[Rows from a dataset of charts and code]
┌────────

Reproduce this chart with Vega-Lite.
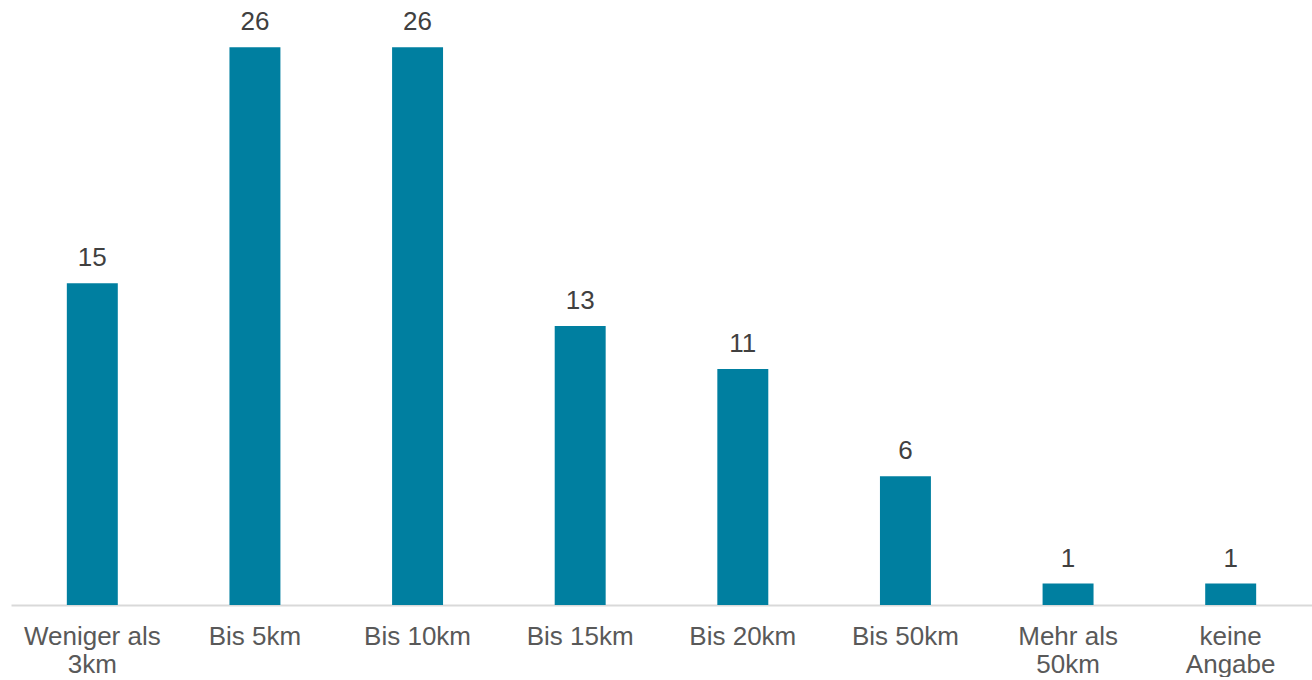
{
  "$schema": "https://vega.github.io/schema/vega-lite/v6.json",
  "width": 1301,
  "height": 605,
  "padding": {"left": 11, "top": 0, "right": 0, "bottom": 0},
  "background": "white",
  "config": {"view": {"stroke": null}, "font": "Liberation Sans"},
  "data": {
    "values": [
      {"kategorie": "Weniger als|3km", "anzahl": 15},
      {"kategorie": "Bis 5km", "anzahl": 26},
      {"kategorie": "Bis 10km", "anzahl": 26},
      {"kategorie": "Bis 15km", "anzahl": 13},
      {"kategorie": "Bis 20km", "anzahl": 11},
      {"kategorie": "Bis 50km", "anzahl": 6},
      {"kategorie": "Mehr als|50km", "anzahl": 1},
      {"kategorie": "keine|Angabe", "anzahl": 1}
    ]
  },
  "encoding": {
    "x": {
      "field": "kategorie",
      "type": "nominal",
      "sort": null,
      "scale": {"paddingInner": 0.6866, "paddingOuter": 0.3433},
      "axis": {
        "title": null,
        "labelAngle": 0,
        "labelExpr": "split(datum.value, '|')",
        "labelFont": "Liberation Sans",
        "labelFontSize": 26,
        "labelColor": "#595959",
        "labelPadding": 18,
        "labelLineHeight": 28,
        "labelBaseline": "top",
        "domainColor": "#D9D9D9",
        "domainWidth": 2,
        "ticks": false
      }
    },
    "y": {
      "field": "anzahl",
      "type": "quantitative",
      "scale": {"domain": [0, 28.2], "nice": false},
      "axis": null
    }
  },
  "layer": [
    {"mark": {"type": "bar", "color": "#007FA0"}},
    {
      "mark": {"type": "text", "baseline": "alphabetic", "dy": -17, "fontSize": 26, "color": "#404040", "font": "Liberation Sans"},
      "encoding": {"text": {"field": "anzahl", "type": "quantitative"}}
    }
  ]
}
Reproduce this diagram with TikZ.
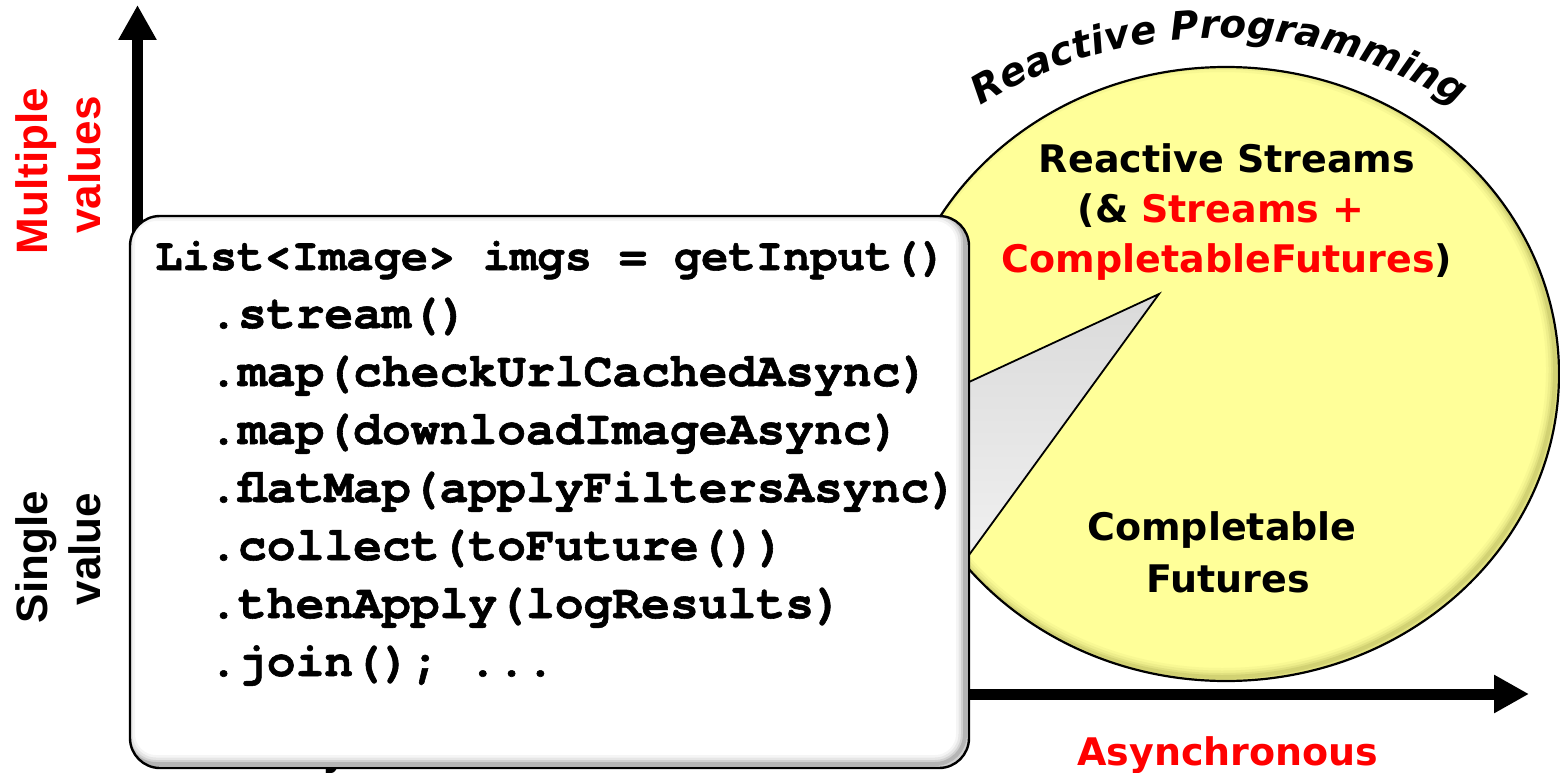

└────────

▶ [Written task]: The entries above are to be returned exactly, without their pictures.

▶ [Task response]:
Reproduce this chart with Vega-Lite.
{
  "$schema": "https://vega.github.io/schema/vega-lite/v6.json",
  "width": 1301,
  "height": 605,
  "padding": {"left": 11, "top": 0, "right": 0, "bottom": 0},
  "background": "white",
  "config": {"view": {"stroke": null}, "font": "Liberation Sans"},
  "data": {
    "values": [
      {"kategorie": "Weniger als|3km", "anzahl": 15},
      {"kategorie": "Bis 5km", "anzahl": 26},
      {"kategorie": "Bis 10km", "anzahl": 26},
      {"kategorie": "Bis 15km", "anzahl": 13},
      {"kategorie": "Bis 20km", "anzahl": 11},
      {"kategorie": "Bis 50km", "anzahl": 6},
      {"kategorie": "Mehr als|50km", "anzahl": 1},
      {"kategorie": "keine|Angabe", "anzahl": 1}
    ]
  },
  "encoding": {
    "x": {
      "field": "kategorie",
      "type": "nominal",
      "sort": null,
      "scale": {"paddingInner": 0.6866, "paddingOuter": 0.3433},
      "axis": {
        "title": null,
        "labelAngle": 0,
        "labelExpr": "split(datum.value, '|')",
        "labelFont": "Liberation Sans",
        "labelFontSize": 26,
        "labelColor": "#595959",
        "labelPadding": 18,
        "labelLineHeight": 28,
        "labelBaseline": "top",
        "domainColor": "#D9D9D9",
        "domainWidth": 2,
        "ticks": false
      }
    },
    "y": {
      "field": "anzahl",
      "type": "quantitative",
      "scale": {"domain": [0, 28.2], "nice": false},
      "axis": null
    }
  },
  "layer": [
    {"mark": {"type": "bar", "color": "#007FA0"}},
    {
      "mark": {"type": "text", "baseline": "alphabetic", "dy": -17, "fontSize": 26, "color": "#404040", "font": "Liberation Sans"},
      "encoding": {"text": {"field": "anzahl", "type": "quantitative"}}
    }
  ]
}
Reproduce this diagram with TikZ.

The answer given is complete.